The Prarie Badger Cross course climbs about 120 feet per lap and has very few technical sections and obstacles to slow riders down. At first glance, it looks like the perfect course for quick and powerful road riders like Jeremy Powers and Meredith Miller. Despite the straight-forward layout, the biggest question will be how weather will impact the grassy course. Late fall and early winter have been unseasonably dry with temperatures dropping and rising below freezing every other week making for inconsistent pitch conditions.
The course is split into three sections:
Section 1: Start to Top of Hill:
The first section of the course runs down a short road and dives into a grass section that runs around the edge of a soccer field. The grass is bumpy but easily ridable even when wet and slippery. The track winds through a few short turns before climbing the course’s longest hill. Most of the hill is a gradual climb, with a steep kicker halfway through, followed by another gradual ascent to the top of the hill. In freezing weather, this will be bumpy but fast and rideable. If the ground is frozen, the hill will be the only spot for the winner to make their move, since it’s the only “selection point.” If it is snowy or rainy, then the kicker halfway through the climb will be messy since it will become progressively unridable when wet. Riders could end up running a long way if the ascent becomes really soft and muddy due to rain or snow, which is very desirable, since it would create a great heckling spot.
Section 2: Top of Hill to Sand Pit:
Essentially all of the obstacles in the course get thrown into this section, which goes by really fast since most of it is downhill. After reaching the top of the hill, you shoot down a dirt road and through a bumpy grass trail to a set of stairs that run up a sharp hill. After a quick dismount and run, you descend down a grass trail, onto a quick strip of road, and then down another fast grass descent into an off camber up hill turn that drops you into a set of barriers. After remounting and riding through a series of 180′s you reach a short sand pit whose day job is working as a beach volleyball court. The stairs are wide and easy to find traction regardless the weather, but the lead up trail to them is uncomfortably bumpy and hard to find a fast line. The off-camber turn at the bottom of the hill will be tricky since in cold/dry weather it will be easy to over-cook it, and in wet weather it will be easy to lose control. Look for this spot to be a hot spot for traffic jams in the first lap of each race. The subsequent turns are not hard but there is not any room for passing so once you are in the gates your position is locked until you come out of the sand pit. After testing multiple lines through the sand pit, promoters eventually settled on 90 degree entry and 90 degree exit in hopes of spicing things up. The sand remains ridable but it is deep, and the slow rate of entry may make this a running section if things get soggy.

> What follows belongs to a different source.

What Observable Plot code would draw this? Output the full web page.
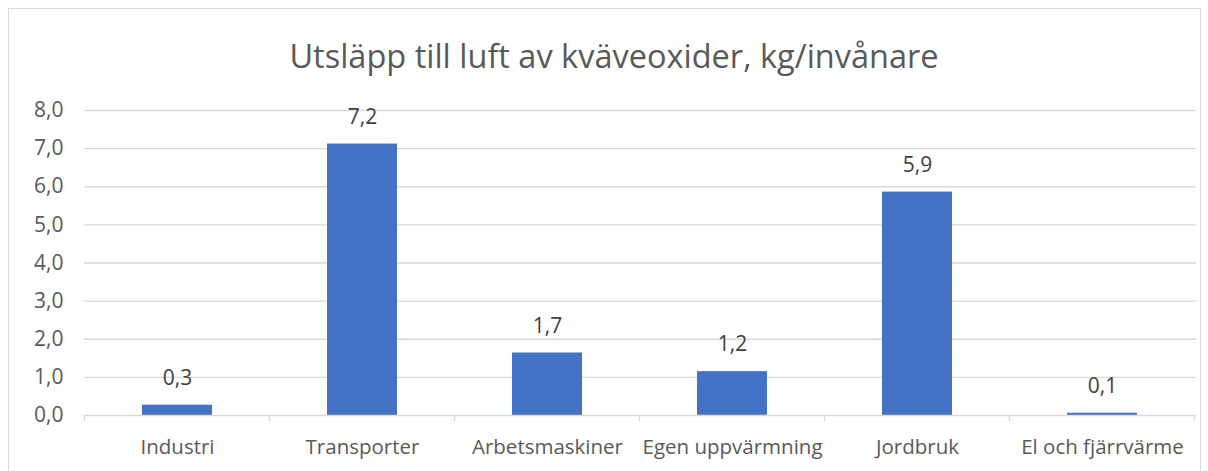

Section 3: Sand Pit to Finish:
From the end of the sand pit, you roll through a bumpy grass trail which leads into a wide grassy uphill trail that ends in a short kicker. Once over the top of the hill you cross a road into another grass pathway, which is fast, but deceivingly harder than it looks if you are pushing the pace. This section will not likely cause issues regardless of weather so riders will only need to stay off the brakes before crossing the road again into a short windy grass trail section which runs back to the road that runs back to the start finish. This final section of the course may get tricky in snow and muddy conditions but given the wide open nature of the paths it is mostly going to be useful for passing riders than being a selection point or area to make up time. In extreme conditions the kicker at the end of the hill could get messy but I cannot see the pro’s having to run it unless the grass turned into a few inches of mud.
It is a long, grassy course, which, if wet, will suck the power out of most rider’s legs in dry or wet conditions. At first blush, the advantage goes to road riders but the current weather patterns could drop a mean wet surprise that would benefit the Tim Johnsons and Ryan Trebon types. Riders looking for an extreme technical challenge may be disappointed unless there is a snowfall or big downpour at the time of racing. What the venue lacks in technical challenges will be made up by the spectator friendly aspects of the course. From the top of the hill a spectator will be able to view almost the entire race from one spot. With a little hustle a spectator can see all the key action of the lead group by traversing between the first climb and the stairs.